Mission auprès des Potawatomi
En 1840, Philippine Duchesne est déchargée de sa mission de supérieure des maisons du Sacré-Cœur en Amérique. Un an après, avec l’appui des jésuites du Missouri, elle réalise enfin son « rêve » : participer à la mission féminine, au village potawatomi de Sugar Creek, le Congrès américain ayant repoussé les autochtones du Michigan jusqu’au Kansas.
Elle n’y reste qu’un an. Elle est dans l’incapacité de communiquer avec les élèves, ne réussissant pas à apprendre leur langue. Sa santé ne lui permettant plus d’avoir d’activités domestiques ou de jardinage, elle passe alors de longues heures à la chapelle, c’est pourquoi les Potawatomi la surnomment : « La femme qui prie toujours ».
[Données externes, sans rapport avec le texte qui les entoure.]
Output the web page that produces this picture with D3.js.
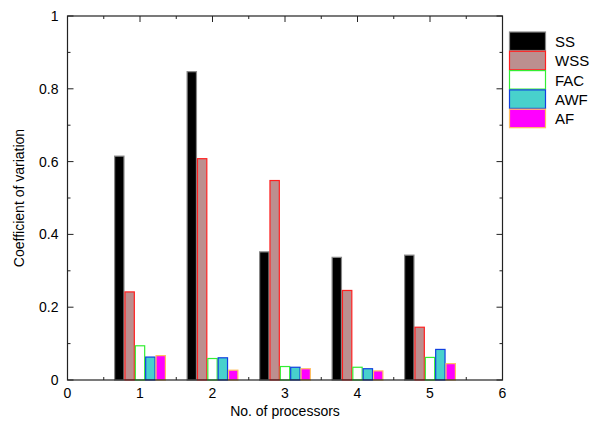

Accompagnée du père Verhaegen, jésuite, elle revient à Saint-Charles en 1842. Toutefois, son intérêt missionnaire ne cesse pas ; en mai 1852, elle exprime encore à Sophie Barat son souhait de voir s’ouvrir à Sainte-Marie au Kansas une école normale pour les amérindiennes.
Une ultime rencontre a lieu, la veille de sa mort, avec la mère Anna du Rousier qui part au Chili. Le 18 novembre 1852, la vie de Philippine s’éteint.
En 1918, cent ans après la fondation du premier établissement du Sacré-Cœur aux Etats-Unis, le gouvernement de Jefferson City la déclare « Première femme pionnière du Missouri ». Elle est canonisée par Jean-Paul II le 3 juillet 1988.